Husband’s Reading: (Audiobook)
S has been listening to a biography of George Washington by Ron Chernow (of Hamilton fame) on his commute, which means that he and I have spent a considerable (an embarrassing?) amount of time lamenting the loss of George and Martha Washington’s entire correspondence, which she burned after his death!!! How could she?! Those letters would be a national treasure! It’s prompted Sean to say (multiple times), “Now that’s something I would jump in the DeLorean and go back and save!” IF ONLY.
I’ve made it to the twelfth and final book of the How to Train Your Dragon series. The books really mature and grow in depth as the series progresses, while still delighting me with their humor and quirkiness. I’m a bit sad to be off for Spring Break right now and not driving very much because I’m dying to hear how the story ends.

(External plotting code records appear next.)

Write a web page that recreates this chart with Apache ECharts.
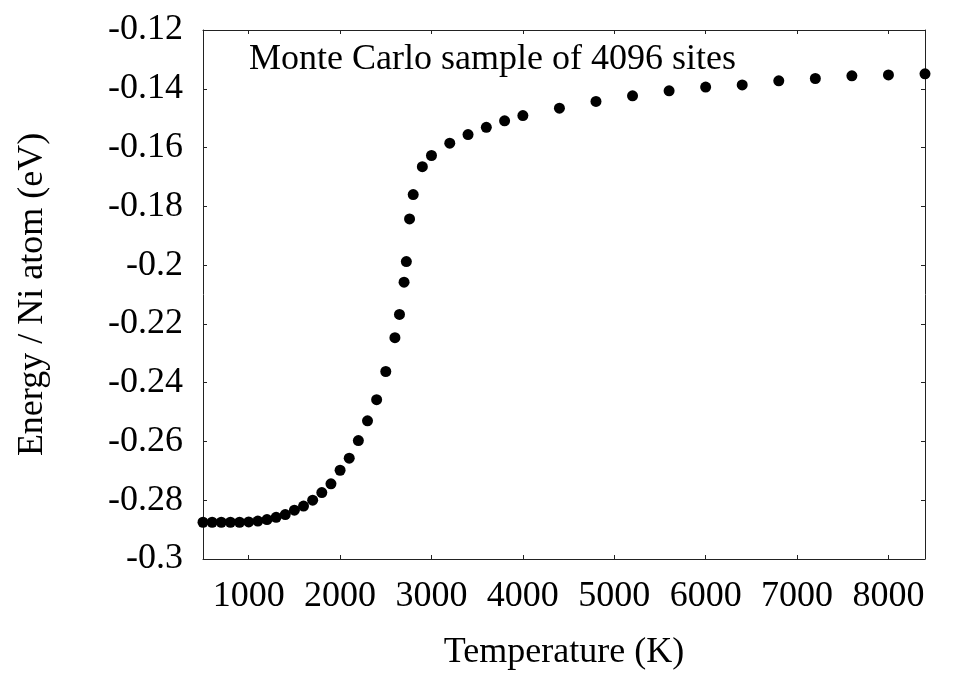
<!DOCTYPE html>
<html>
<head>
<meta charset="utf-8">
<script src="https://cdn.jsdelivr.net/npm/echarts@6/dist/echarts.min.js"></script>
<style>
  html, body { margin: 0; padding: 0; background: #fff; }
  #main { width: 958px; height: 698px; }
</style>
</head>
<body>
<div id="main"></div>
<script>
// temperature (K) of each Monte Carlo run
var temps = [500, 600, 700, 800, 900, 1000, 1100, 1200, 1300, 1400,
  1500, 1600, 1700, 1800, 1900, 2000, 2100, 2200, 2300, 2400,
  2500, 2600, 2650, 2700, 2725, 2760, 2800, 2900, 3000, 3200,
  3400, 3600, 3800, 4000, 4400, 4800, 5200, 5600, 6000, 6400,
  6800, 7200, 7600, 8000, 8400];
// energy per Ni atom (eV)
var energies = [-0.2875, -0.2875, -0.2875, -0.2875, -0.2875, -0.2874, -0.2871, -0.2866, -0.2858, -0.2849,
  -0.2834, -0.2820, -0.2800, -0.2774, -0.2744, -0.2698, -0.2657, -0.2597, -0.2530, -0.2458,
  -0.2362, -0.2247, -0.2168, -0.2058, -0.1988, -0.1843, -0.1760, -0.1665, -0.1627, -0.1585,
  -0.1556, -0.1531, -0.1509, -0.1491, -0.1466, -0.1443, -0.1424, -0.1407, -0.1394, -0.1387,
  -0.1373, -0.1365, -0.1356, -0.1353, -0.1349];

var xTicks = [1000, 2000, 3000, 4000, 5000, 6000, 7000, 8000];
var xTickLabels = ['1000', '2000', '3000', '4000', '5000', '6000', '7000', '8000'];
var yTicks = [-0.3, -0.28, -0.26, -0.24, -0.22, -0.2, -0.18, -0.16, -0.14, -0.12];
var yTickLabels = ['-0.3', '-0.28', '-0.26', '-0.24', '-0.22', '-0.2', '-0.18', '-0.16', '-0.14', '-0.12'];

var serif = 'Liberation Serif';

var chart = echarts.init(document.getElementById('main'), null, { renderer: 'canvas' });

var points = [];
for (var i = 0; i < temps.length; i++) {
  points.push([temps[i], energies[i]]);
}

// look the label up in the named lists
function pickLabel(ticks, labels, v) {
  for (var k = 0; k < ticks.length; k++) {
    if (Math.abs(ticks[k] - v) < 1e-6 * Math.max(1, Math.abs(v))) return labels[k];
  }
  return '';
}

var lineStyle = { color: '#222', width: 1 };
var tickStyle = { show: true, inside: true, length: 4, lineStyle: { color: '#222', width: 1 } };

var option = {
  backgroundColor: '#fff',
  animation: false,
  title: {
    text: 'Monte Carlo sample of 4096 sites',
    left: 244,
    top: 37,
    textStyle: { fontFamily: serif, fontSize: 36, fontWeight: 'normal', color: '#000' }
  },
  grid: { left: 203, right: 33, top: 30, bottom: 139 },
  xAxis: [
    {
      type: 'value',
      min: 500,
      max: 8400,
      name: 'Temperature (K)',
      nameLocation: 'middle',
      nameGap: 76,
      nameTextStyle: { fontFamily: serif, fontSize: 36, color: '#000' },
      axisLine: { show: true, onZero: false, lineStyle: lineStyle },
      axisTick: Object.assign({ customValues: xTicks }, tickStyle),
      axisLabel: {
        customValues: xTicks,
        formatter: function (v) { return pickLabel(xTicks, xTickLabels, v); },
        fontFamily: serif, fontSize: 36, color: '#000', margin: 20
      },
      splitLine: { show: false }
    },
    {
      type: 'value',
      position: 'top',
      min: 500,
      max: 8400,
      axisLine: { show: true, onZero: false, lineStyle: lineStyle },
      axisTick: Object.assign({ customValues: xTicks }, tickStyle),
      axisLabel: { show: false },
      splitLine: { show: false }
    }
  ],
  yAxis: [
    {
      type: 'value',
      min: -0.3,
      max: -0.12,
      name: 'Energy / Ni atom (eV)',
      nameLocation: 'middle',
      nameGap: 152,
      nameTextStyle: { fontFamily: serif, fontSize: 36, color: '#000' },
      axisLine: { show: true, onZero: false, lineStyle: lineStyle },
      axisTick: Object.assign({ customValues: yTicks }, tickStyle),
      axisLabel: {
        customValues: yTicks,
        formatter: function (v) { return pickLabel(yTicks, yTickLabels, v); },
        fontFamily: serif, fontSize: 36, color: '#000', margin: 20
      },
      splitLine: { show: false }
    },
    {
      type: 'value',
      position: 'right',
      min: -0.3,
      max: -0.12,
      axisLine: { show: true, onZero: false, lineStyle: lineStyle },
      axisTick: Object.assign({ customValues: yTicks }, tickStyle),
      axisLabel: { show: false },
      splitLine: { show: false }
    }
  ],
  series: [
    {
      type: 'scatter',
      data: points,
      symbol: 'circle',
      symbolSize: 11,
      clip: false,
      itemStyle: { color: '#000', opacity: 1 },
      z: 5
    }
  ]
};

chart.setOption(option);
</script>
</body>
</html>
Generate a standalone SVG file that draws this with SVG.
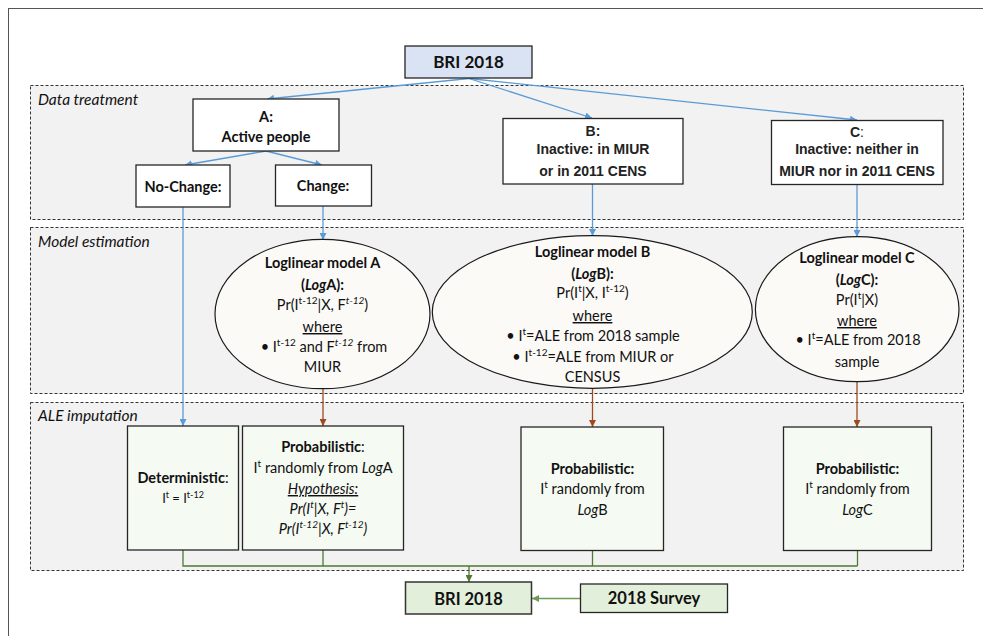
<svg xmlns="http://www.w3.org/2000/svg" width="983" height="636" viewBox="0 0 983 636">
<defs>
<style>
.panel{fill:#f2f2f2;stroke:#333;stroke-width:1;stroke-dasharray:3,2}
.box{fill:#fff;stroke:#262626;stroke-width:1.3}
.gbox{fill:#f5faf3;stroke:#262626;stroke-width:1.3}
.ell{fill:#fcfaf7;stroke:#1a1a1a;stroke-width:1.2}
.t{font-family:Lato,"Open Sans",sans-serif;font-size:14.5px;fill:#111;text-anchor:middle}
.b{font-weight:bold}
.ar{font-family:"Liberation Sans",Arial,sans-serif;font-size:14px;font-weight:bold;fill:#222;text-anchor:middle}
.lab{font-family:Lato,"Open Sans",sans-serif;font-size:15.5px;font-style:italic;fill:#111}
.blue{stroke:#5b9bd5;stroke-width:1.3;fill:none}
.brown{stroke:#9e4a1e;stroke-width:1.3;fill:none}
.green{stroke:#4f7a30;stroke-width:1.3;fill:none}
.lgreen{stroke:#6f9a55;stroke-width:1.6;fill:none}
</style>
<marker id="mb" viewBox="0 0 10 10" refX="10" refY="5" markerWidth="7" markerHeight="7" markerUnits="userSpaceOnUse" orient="auto"><path d="M0,0 L10,5 L0,10 z" fill="#5b9bd5"/></marker>
<marker id="mr" viewBox="0 0 10 10" refX="10" refY="5" markerWidth="7" markerHeight="7" markerUnits="userSpaceOnUse" orient="auto"><path d="M0,0 L10,5 L0,10 z" fill="#9e4a1e"/></marker>
<marker id="mg" viewBox="0 0 10 10" refX="10" refY="5" markerWidth="7" markerHeight="7" markerUnits="userSpaceOnUse" orient="auto"><path d="M0,0 L10,5 L0,10 z" fill="#4f7a30"/></marker>
<marker id="mlg" viewBox="0 0 10 10" refX="10" refY="5" markerWidth="7" markerHeight="7" markerUnits="userSpaceOnUse" orient="auto"><path d="M0,0 L10,5 L0,10 z" fill="#6f9a55"/></marker>
</defs>
<rect x="0" y="0" width="983" height="636" fill="#fff"/>
<rect x="8.5" y="8.5" width="990" height="640" fill="none" stroke="#555" stroke-width="1"/>

<g id="panels">
<rect class="panel" x="30.5" y="85.5" width="933" height="134"/>
<rect class="panel" x="30.5" y="227.5" width="933" height="166"/>
<rect class="panel" x="30.5" y="402.5" width="933" height="168"/>
<text class="lab" x="38" y="105">Data treatment</text>
<text class="lab" x="38" y="247">Model estimation</text>
<text class="lab" x="38" y="421">ALE imputation</text>
</g>

<g id="connectors">
<path class="blue" d="M469,78.5 L267,99" marker-end="url(#mb)"/>
<path class="blue" d="M469,78.5 L592,118" marker-end="url(#mb)"/>
<path class="blue" d="M469,78.5 L857,120" marker-end="url(#mb)"/>
<path class="blue" d="M266,151 L185,165" marker-end="url(#mb)"/>
<path class="blue" d="M266,151 L322,165" marker-end="url(#mb)"/>
<path class="blue" d="M183,207 L183,426" marker-end="url(#mb)"/>
<path class="blue" d="M323,206 L323,240" marker-end="url(#mb)"/>
<path class="blue" d="M592.5,184 L592.5,236" marker-end="url(#mb)"/>
<path class="blue" d="M857,184 L857,237" marker-end="url(#mb)"/>
<path class="brown" d="M323,389 L323,426" marker-end="url(#mr)"/>
<path class="brown" d="M592.5,388 L592.5,427" marker-end="url(#mr)"/>
<path class="brown" d="M857,382 L857,427" marker-end="url(#mr)"/>
<path class="green" d="M183,550 L183,566 L857.5,566 M323,550 L323,566 M592.5,550 L592.5,566 M857.5,550 L857.5,566"/>
<path class="green" d="M469,566 L469,582" marker-end="url(#mg)"/>
<path class="lgreen" d="M580,598.5 L532,598.5" marker-end="url(#mlg)"/>
</g>

<g id="bri-top">
<rect x="405" y="46" width="127" height="32" fill="#dae3f3" stroke="#262626" stroke-width="1.3"/>
<text class="t b" x="468.5" y="68" style="font-size:17px">BRI 2018</text>
</g>

<g id="box-a">
<rect class="box" x="193" y="99" width="146" height="52"/>
<text class="t b" x="266" y="122">A:</text>
<text class="t b" x="266" y="142">Active people</text>
</g>
<g id="box-nochange">
<rect class="box" x="136" y="165" width="94" height="42"/>
<text class="t b" x="183" y="192">No-Change:</text>
</g>
<g id="box-change">
<rect class="box" x="275.5" y="165" width="96" height="41"/>
<text class="t b" x="323" y="191">Change:</text>
</g>
<g id="box-b">
<rect class="box" x="503" y="118.5" width="180" height="65.5"/>
<text class="ar" x="593" y="136">B:</text>
<text class="ar" x="593" y="154">Inactive: in MIUR</text>
<text class="ar" x="593" y="176">or in 2011 CENS</text>
</g>
<g id="box-c">
<rect class="box" x="771.5" y="120.5" width="171.5" height="64"/>
<text class="ar" x="857" y="137">C<tspan font-weight="normal">:</tspan></text>
<text class="ar" x="857" y="154">Inactive: neither in</text>
<text class="ar" x="857" y="176">MIUR nor in 2011 CENS</text>
</g>

<g id="ellipse-a">
<ellipse class="ell" cx="322.5" cy="314" rx="107.5" ry="74.7"/>
<text class="t b" x="322.5" y="268">Loglinear model A</text>
<text class="t b" x="322.5" y="290">(<tspan font-style="italic">Log</tspan>A):</text>
<text class="t" x="322.5" y="310">Pr(I<tspan baseline-shift="super" font-size="10">t-12</tspan>|X, F<tspan baseline-shift="super" font-size="10" font-style="italic">t-12</tspan>)</text>
<text class="t" x="322.5" y="332" text-decoration="underline">where</text>
<text class="t" x="324" y="352">•  I<tspan baseline-shift="super" font-size="10">t-12</tspan> and F<tspan baseline-shift="super" font-size="10" font-style="italic">t-12</tspan> from</text>
<text class="t" x="322.5" y="372">MIUR</text>
</g>

<g id="ellipse-b">
<ellipse class="ell" cx="592.3" cy="312" rx="160" ry="76.3"/>
<text class="t b" x="592.5" y="257">Loglinear model B</text>
<text class="t b" x="592.5" y="279">(<tspan font-style="italic">Log</tspan>B):</text>
<text class="t" x="592.5" y="298">Pr(I<tspan baseline-shift="super" font-size="10">t</tspan>|X, I<tspan baseline-shift="super" font-size="10">t-12</tspan>)</text>
<text class="t" x="592.5" y="321" text-decoration="underline">where</text>
<text class="t" x="593" y="341">•  I<tspan baseline-shift="super" font-size="10">t</tspan>=ALE from 2018 sample</text>
<text class="t" x="593" y="362">•  I<tspan baseline-shift="super" font-size="10">t-12</tspan>=ALE from MIUR or</text>
<text class="t" x="592.5" y="382">CENSUS</text>
</g>

<g id="ellipse-c">
<ellipse class="ell" cx="857.2" cy="309.2" rx="101.8" ry="72.5"/>
<text class="t b" x="857" y="263">Loglinear model C</text>
<text class="t b" x="857" y="285">(<tspan font-style="italic">Log</tspan>C):</text>
<text class="t" x="857" y="305">Pr(I<tspan baseline-shift="super" font-size="10">t</tspan>|X)</text>
<text class="t" x="857" y="326" text-decoration="underline">where</text>
<text class="t" x="858" y="345">•  I<tspan baseline-shift="super" font-size="10">t</tspan>=ALE from 2018</text>
<text class="t" x="857" y="367">sample</text>
</g>

<g id="box-det">
<rect class="gbox" x="127.5" y="426" width="111" height="124"/>
<text class="t b" x="183" y="483">Deterministic<tspan font-weight="normal">:</tspan></text>
<text class="t" x="183" y="503" style="font-size:13px">I<tspan baseline-shift="super" font-size="9">t</tspan> = I<tspan baseline-shift="super" font-size="9">t-12</tspan></text>
</g>

<g id="box-proba">
<rect class="gbox" x="242.5" y="426" width="161" height="124"/>
<text class="t b" x="323" y="452">Probabilistic<tspan font-weight="normal">:</tspan></text>
<text class="t" x="323" y="473">I<tspan baseline-shift="super" font-size="10">t</tspan> randomly from <tspan font-style="italic">Log</tspan>A</text>
<text class="t" x="323" y="494" font-style="italic" text-decoration="underline">Hypothesis:</text>
<text class="t" x="323" y="514" font-style="italic">Pr(I<tspan baseline-shift="super" font-size="10">t</tspan>|X, F<tspan baseline-shift="super" font-size="10">t</tspan>)=</text>
<text class="t" x="323" y="534" font-style="italic">Pr(I<tspan baseline-shift="super" font-size="10">t-12</tspan>|X, F<tspan baseline-shift="super" font-size="10">t-12</tspan>)</text>
</g>

<g id="box-probb">
<rect class="gbox" x="521" y="427" width="142.5" height="123.5"/>
<text class="t b" x="592.5" y="474">Probabilistic:</text>
<text class="t" x="592.5" y="494">I<tspan baseline-shift="super" font-size="10">t</tspan> randomly from</text>
<text class="t" x="592.5" y="515"><tspan font-style="italic">Log</tspan>B</text>
</g>

<g id="box-probc">
<rect class="gbox" x="783.5" y="427" width="148" height="123.5"/>
<text class="t b" x="857.5" y="474">Probabilistic:</text>
<text class="t" x="857.5" y="494">I<tspan baseline-shift="super" font-size="10">t</tspan> randomly from</text>
<text class="t" x="857.5" y="515"><tspan font-style="italic">Log</tspan>C</text>
</g>

<g id="bri-bottom">
<rect x="405.5" y="582" width="126" height="32" fill="#e2efda" stroke="#333" stroke-width="1.5"/>
<text class="t b" x="468.5" y="605" style="font-size:16.5px">BRI 2018</text>
</g>
<g id="survey">
<rect x="580.5" y="584" width="147" height="28.5" fill="#e2efda" stroke="#262626" stroke-width="1.3"/>
<text class="t b" x="654" y="604" style="font-size:16.5px">2018 Survey</text>
</g>
</svg>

As I’ve worked my way through this series and enjoyed it so much, I’ve realized that some of the joy it’s brought me has come not so much through the narrative, but through the simple joy of being able to sink into a story. When I get into the car before or after work, there’s always this deep exhale as I realize I get to mentally relax into a story and stop having my life be so Rush, rush, rush, me, me, me, do, do, do for just a bit. It’s an escape from myself, and from the—at times—very narrow cage of my mind. It also puts me in touch with my true self: the person who loves what is Good, and True, and Beautiful. The person who values story-telling, and courage, and joy, and laughter. The person who has time to smile, and breathe deeply, and listen, and laugh.
A few weeks ago I walked into church—a few minutes late, the service had already started—and I experienced this exact same feeling of being freed from the tiny, narrow version of myself and relaxing into the Great Story: the story of God, the World, His People. I felt myself peacefully sinking into the words and the story-arch of the liturgy. What a freedom to know my place in this Universe, to know Love and be Loved, to live and wait in Hope for the Resurrection of the dead and Life of the world to come. What a gift that the Story is not about me, but to be graciously given a place in the Story where I can be the true version of myself that I was created and designed to be.
Lenten Reading: Non-fiction
Lent is a time of turning away from some things in order to turn toward other things. Perhaps the things we turn away from are not bad at all, but occasionally we need to take breaks from even the best of distractions and turn towards focus, self-discipline, and a re-evaluation of how we are spending our days and therefore, our lives.
This Lent I took a break from all the “pleasure” reading I do (meaning reading whatever books I can get my hands on about France, the ocean, Ireland, writing, traveling, California, Nature, New York City, and oh, anything else that strikes my fancy) and decided to do only spiritual reading in my free time.
One of the books I read during Lent: Barking to the Choir by Father Gregory Boyle. His first book Tattoos on the Heart is one of my all-time favorite books and was very instrumental in helping me to heal from perfectionism and learn to experience God’s love as a living, breathing reality and not just an intellectual fact. Father Greg is a Jesuit priest living in the heart of Los Angeles who started the largest gang recovery and rehabilitation program in the world. Reading his writing always brings me into a place of spaciousness, of abundance, where I feel surrounded by the vastness, the sheer gratuitousness of God’s love for his beloved children.
I don’t necessarily agree with everything he says, but of what book isn’t that true? And like all great writing, he leaves me with questions to turn over and over in my mind, wonderings that I cannot easily dismiss. In addition to comforting me, his words haunt and disturb me in important ways. I keep turning over the quote he cites from Dorothy Day, (which I am paraphrasing from memory because my sister is borrowing the book), when she was asked how to keep the faith and responded, “Stay close to the poor.” As someone who lives in perhaps the most affluent part of the United States, I am wondering how to stay close to the poor in Silicon Valley. And I’ve also been reflecting on the different ways there are to be poor: poor in money, of course, but people can also be poor in peace, poor in time, or poor in the experiences of love and beauty. These questions and meditations do not bear answers easily, but must be wrestled with over the course of my days, months, and years.
I suppose this spiritual reading is parallel to what I described above about being saved from myself by getting lost in a story. Here I get to be saved from myself by encountering the true needs of both myself and others and seeing God’s passion for loving and saving His children.